Solomon Islanders Demand British Museum Returns ‘Cannibal’ Feast Bowl
In further news: collector joins Mapplethorpe censorship row; new space for Bronx Museum of the Arts
In further news: collector joins Mapplethorpe censorship row; new space for Bronx Museum of the Arts
Solomon Islanders have demanded the return of looted feasting trough, currently exhibited at London’s Royal Academy of Arts’s ‘Oceania’ exhibition, and owned by the British Museum. The trough, which is nearly 7 metres long and is carved from wood to resemble a crocodile with a human head in its jaws, was looted by Captain Edward Davis during a punitive raid in the western Solomon Islands in 1891. Davis claimed that ‘cooked captives were eaten from this bowl by the captors’, though the local chief denied it – the Royal Academy says that the islanders were not cannibals but were headhunters. Director of the Solomon Islands National Museum, Tony Heorake, said that he wanted talks with the British Museum about the return of the artefact, according to The Times. ‘I think that if the item was taken by force and/or looted then they should take the appropriate action and have the item returned to its kastom owners,’ he said (kastom being a Pijin word referencing traditional culture). The British Museum have said that they were not involved in the original acquisition of the trough and that it was yet to receive a request from the Solomon Islands to return the object.
The director of Pittsburgh’s Mattress Factory has been put on temporary paid leave following the museum’s mishandling of harassment claims. A statement released on 28 September said that the Mattress Factory had placed executive director Michael Olijnyk on ‘temporary paid leave’, following complaints filed by museum employees with the National Labor Relations Board alleging that the museum had discriminated against certain employees for accusing a co-worker of sexual misconduct including rape and harassment. An initial complaint was made in February when one employee took allegations of sexual misconduct by her co-worker to Olijnyk. After investigating the incident, Olijnyk told her that the employee had ‘received and completed workplace harassment training’, and he remained a staffer for three months afterwards.

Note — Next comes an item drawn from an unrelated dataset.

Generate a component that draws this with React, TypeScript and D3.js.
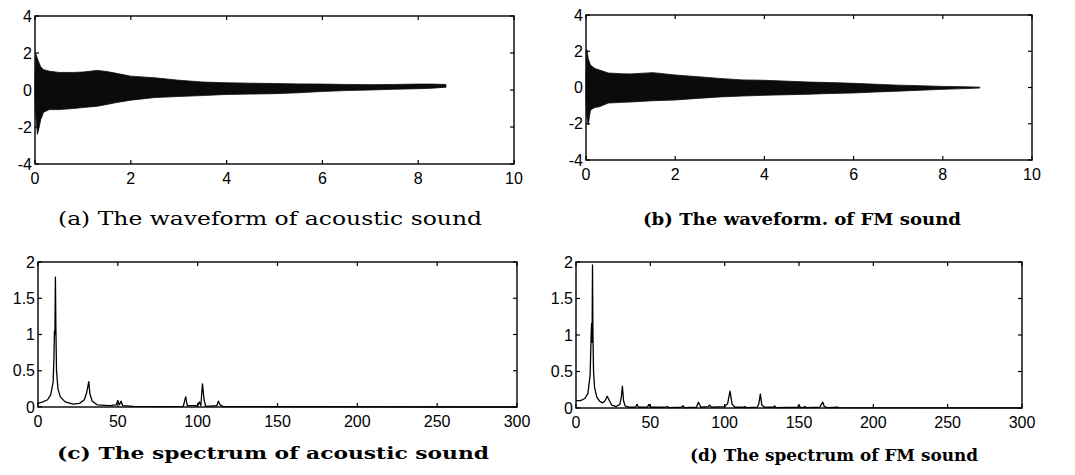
import React from "react";
import * as d3 from "d3";

// ---------- data ----------
const waveTicksX = [0, 2, 4, 6, 8, 10];
const waveTicksY = [-4, -2, 0, 2, 4];
const specTicksX = [0, 50, 100, 150, 200, 250, 300];
const specTicksY = [0, 0.5, 1, 1.5, 2];
const specTickLabelsY = ["0", "0.5", "1", "1.5", "2"];

// (a) acoustic waveform envelope
const waveATime = [0, 0.02, 0.05, 0.08, 0.12, 0.18, 0.3, 0.5, 0.8, 1.0, 1.3, 1.5, 1.7, 2.0, 2.5, 3.0, 3.5, 4.0, 4.5, 5.0, 5.5, 6.0, 6.5, 7.0, 7.5, 8.0, 8.3, 8.58];
const waveAUpper = [0.4, 1.93, 1.7, 1.5, 1.25, 1.1, 1.02, 0.95, 0.95, 0.97, 1.06, 1.0, 0.9, 0.75, 0.66, 0.53, 0.43, 0.39, 0.37, 0.35, 0.33, 0.32, 0.3, 0.29, 0.3, 0.32, 0.32, 0.3];
const waveALower = [-0.4, -1.5, -2.4, -2.1, -1.6, -1.2, -1.06, -1.06, -1.0, -0.95, -0.88, -0.78, -0.68, -0.55, -0.41, -0.35, -0.3, -0.24, -0.22, -0.2, -0.15, -0.08, -0.03, 0.0, 0.04, 0.07, 0.1, 0.15];

// (b) FM waveform envelope
const waveBTime = [0, 0.02, 0.05, 0.1, 0.2, 0.3, 0.5, 0.8, 1.0, 1.5, 2.0, 2.5, 3.0, 3.5, 4.0, 4.5, 5.0, 5.5, 6.0, 6.5, 7.0, 7.5, 8.0, 8.5, 8.83];
const waveBUpper = [0.5, 2.07, 1.6, 1.24, 1.05, 0.97, 0.8, 0.76, 0.75, 0.82, 0.69, 0.6, 0.5, 0.42, 0.4, 0.35, 0.3, 0.27, 0.23, 0.18, 0.13, 0.1, 0.06, 0.04, 0.02];
const waveBLower = [-0.5, -1.6, -2.07, -1.24, -1.1, -1.06, -0.86, -0.82, -0.8, -0.73, -0.69, -0.6, -0.52, -0.47, -0.43, -0.4, -0.37, -0.33, -0.3, -0.25, -0.2, -0.15, -0.1, -0.06, -0.03];

// (c) acoustic spectrum
const specCFreq = [0, 3, 6, 8, 9.5, 10.0, 10.3, 10.6, 10.9, 11.2, 11.6, 12.5, 14, 17, 22, 26, 29, 30.5, 31.8, 32.5, 34, 37, 45, 49, 50, 51, 52, 53, 60, 80, 91, 92.5, 93.5, 100, 101, 102, 103, 104, 105, 112, 113, 114, 116, 300];
const specCMag = [0.05, 0.07, 0.1, 0.17, 0.35, 0.7, 1.05, 1.0, 1.79, 1.1, 0.5, 0.25, 0.14, 0.07, 0.04, 0.05, 0.1, 0.2, 0.35, 0.18, 0.08, 0.03, 0.02, 0.03, 0.09, 0.03, 0.08, 0.02, 0.01, 0.005, 0.01, 0.14, 0.02, 0.02, 0.07, 0.02, 0.32, 0.1, 0.01, 0.02, 0.08, 0.03, 0.005, 0.0];

// (d) FM spectrum
const specDFreq = [0, 3, 6, 8, 9.5, 10.2, 10.5, 10.8, 11.1, 11.4, 11.8, 12.5, 14, 16, 18, 19.5, 21, 22.5, 24, 27, 29.5, 30.5, 31.2, 32, 33, 36, 40, 41, 42, 48, 49, 50, 60.5, 61.5, 62.5, 71, 72, 73, 81, 82.4, 84, 89, 90, 91, 100, 102, 103.6, 105, 107, 113, 113.6, 114.5, 122, 123, 124, 125, 127, 133, 133.6, 134.5, 149, 150, 151, 153.5, 154, 155, 164, 165, 166, 167, 169, 176, 177, 300];
const specDMag = [0.1, 0.1, 0.13, 0.2, 0.45, 1.0, 1.16, 0.9, 1.96, 1.0, 0.5, 0.28, 0.15, 0.09, 0.07, 0.1, 0.16, 0.1, 0.04, 0.02, 0.05, 0.15, 0.3, 0.1, 0.03, 0.01, 0.01, 0.05, 0.01, 0.01, 0.05, 0.01, 0.01, 0.02, 0.005, 0.01, 0.03, 0.005, 0.01, 0.08, 0.01, 0.02, 0.04, 0.01, 0.02, 0.06, 0.23, 0.05, 0.01, 0.01, 0.02, 0.005, 0.01, 0.06, 0.19, 0.04, 0.01, 0.01, 0.03, 0.005, 0.01, 0.04, 0.005, 0.01, 0.02, 0.005, 0.01, 0.05, 0.08, 0.02, 0.005, 0.01, 0.005, 0.003];

const captions = [
  "(a)  The waveform of acoustic sound",
  "(b) The waveform. of FM sound",
  "(c) The spectrum of acoustic sound",
  "(d) The spectrum of FM sound",
];

// ---------- layout ----------
type Box = { x0: number; x1: number; y0: number; y1: number };
const boxA: Box = { x0: 35, x1: 514, y0: 16, y1: 164 };
const boxB: Box = { x0: 586, x1: 1032, y0: 15, y1: 160 };
const boxC: Box = { x0: 38, x1: 517, y0: 262, y1: 407 };
const boxD: Box = { x0: 576, x1: 1022, y0: 262, y1: 408 };

const tickFont = "'Liberation Sans', Arial, sans-serif";
const capFont = "'DejaVu Serif', 'Liberation Serif', serif";

function Frame({ box, xs, ys, xTicks, yTicks, yLabels }: any) {
  const tl = 4;
  return (
    <g>
      <rect x={box.x0} y={box.y0} width={box.x1 - box.x0} height={box.y1 - box.y0} fill="none" stroke="#000" strokeWidth={1.4} />
      {xTicks.map((t: number, i: number) => (
        <g key={"x" + i}>
          <line x1={xs(t)} x2={xs(t)} y1={box.y1} y2={box.y1 - tl} stroke="#000" strokeWidth={1.2} />
          <line x1={xs(t)} x2={xs(t)} y1={box.y0} y2={box.y0 + tl} stroke="#000" strokeWidth={1.2} />
          <text x={xs(t)} y={box.y1 + 20} textAnchor="middle" fontFamily={tickFont} fontSize={16} fill="#000">{String(t)}</text>
        </g>
      ))}
      {yTicks.map((t: number, i: number) => (
        <g key={"y" + i}>
          <line x1={box.x0} x2={box.x0 + tl} y1={ys(t)} y2={ys(t)} stroke="#000" strokeWidth={1.2} />
          <line x1={box.x1} x2={box.x1 - tl} y1={ys(t)} y2={ys(t)} stroke="#000" strokeWidth={1.2} />
          <text x={box.x0 - 3} y={ys(t) + 5.5} textAnchor="end" fontFamily={tickFont} fontSize={16} fill="#000">{yLabels ? yLabels[i] : String(t)}</text>
        </g>
      ))}
    </g>
  );
}

function WavePanel({ box, time, upper, lower }: any) {
  const xs = d3.scaleLinear().domain([0, 10]).range([box.x0, box.x1]);
  const ys = d3.scaleLinear().domain([-4, 4]).range([box.y1, box.y0]);
  const idx = d3.range(time.length);
  const area = d3
    .area<number>()
    .x((i) => xs(time[i]))
    .y0((i) => ys(lower[i]))
    .y1((i) => ys(upper[i]))
    .curve(d3.curveLinear);
  return (
    <g>
      <path d={area(idx) || ""} fill="#0b0b0b" stroke="#0b0b0b" strokeWidth={0.8} />
      <Frame box={box} xs={xs} ys={ys} xTicks={waveTicksX} yTicks={waveTicksY} />
    </g>
  );
}

function SpecPanel({ box, freq, mag }: any) {
  const xs = d3.scaleLinear().domain([0, 300]).range([box.x0, box.x1]);
  const ys = d3.scaleLinear().domain([0, 2]).range([box.y1, box.y0]);
  const idx = d3.range(freq.length);
  const line = d3
    .line<number>()
    .x((i) => xs(freq[i]))
    .y((i) => ys(mag[i]))
    .curve(d3.curveLinear);
  return (
    <g>
      <path d={line(idx) || ""} fill="none" stroke="#000" strokeWidth={1.3} strokeLinejoin="round" />
      <Frame box={box} xs={xs} ys={ys} xTicks={specTicksX} yTicks={specTicksY} yLabels={specTickLabelsY} />
    </g>
  );
}

export default function App() {
  return (
    <svg width={1075} height={475} viewBox="0 0 1075 475" style={{ position: "absolute", left: 0, top: 0, background: "#fff" }}>
      <rect x={0} y={0} width={1075} height={475} fill="#fff" />
      <WavePanel box={boxA} time={waveATime} upper={waveAUpper} lower={waveALower} />
      <WavePanel box={boxB} time={waveBTime} upper={waveBUpper} lower={waveBLower} />
      <SpecPanel box={boxC} freq={specCFreq} mag={specCMag} />
      <SpecPanel box={boxD} freq={specDFreq} mag={specDMag} />
      <text x={58} y={225} fontFamily={capFont} fontSize={18} textLength={424} lengthAdjust="spacingAndGlyphs" fill="#000">{captions[0]}</text>
      <text x={643} y={225} fontFamily={capFont} fontSize={17} fontWeight="bold" textLength={318} lengthAdjust="spacingAndGlyphs" fill="#000">{captions[1]}</text>
      <text x={57} y={459} fontFamily={capFont} fontSize={17} fontWeight="bold" textLength={432} lengthAdjust="spacingAndGlyphs" fill="#000">{captions[2]}</text>
      <text x={690} y={461} fontFamily={capFont} fontSize={17} fontWeight="bold" textLength={288} lengthAdjust="spacingAndGlyphs" fill="#000">{captions[3]}</text>
    </svg>
  );
}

New York’s Bronx Museum of the Arts has announced a new downtown exhibition space due to open in 2019. The new space will open in New York’s TriBeCa Neighbourhood at 80 White Street, with a focus on supporting the museum’s Artist in the Marketplace programme, which provides professional development tools such as training in exhibition documentation, installation and design. The space will host 36 emerging artist fellowships, as well as residencies for alumni artists such as Jacolby Satterwhite, Diana Al-Hadid and LaToya Ruby Frazier. The new venture is funded by a gift from Martin Weinstein, Gerald Weinstein, and Teresa Liszka.
Tate Britain has launched a search for an Angelica Kauffman canvas last seen in 1941. Religion Attended by the Virtues was last seen hanging on the walls of Guildhall in Plymouth more than 75 years ago and now, Tate Britain have launched an appeal to find the artwork, regarded as one of the most ambitious oil paintings of its era. The painting was never photographed and only a contemporary engraving of the work exists. It had been left to the British Museum by its first owner James Forbes in 1835 and later moved to a space that would become the Tate. Documents then show that the work was sent to Plymouth for display. Plymouth was heavily bombed in the Second World War and many fear that the painting may have also been destroyed.
Portuguese collector Luiz Teixeira de Freitas is to withdraw his collection of 700 drawings from Porto’s Serralves Foundation following a Mapplethorpe censorship controversy. The collector’s decision is reportedly in solidarity with João Ribas, who recently resigned as artistic director from the Serralves Museum over claims that its Robert Mapplethorpe show had been censored – two rooms were allegedly restricted for those under 18, and 20 images were removed. Ribas commented at the time: ‘a museum cannot condition, separate, or delist access to works, to say what people can see or not’. Teixeira de Freitas’s loan to the museum is said to include work by Mark Lombardi and Gabriel Orozco – it was being stored at the foundation under a ten-year agreement.
In grants and awards news: New York’s Leslie-Lohman Museum of Gay and Lesbian Art has been given the promise of a USD$1 million bequest by photographer and philanthropist Michael Becker; the Dallas Museum of Art in Texas has been gifted USD$3 million by patrons Catherine Marcus and Will Rose; and the PinchukArtCentre in Kiev, Ukraine, has announced the shortlist for its 2018 Future Generation Art Prize which recognises artists 35 and under – shortlisted artists include Monira Al Qadiri, Marguerite Humeau, Taus Makhacheva, Toyin Ojih Odutola and Sondra Perry.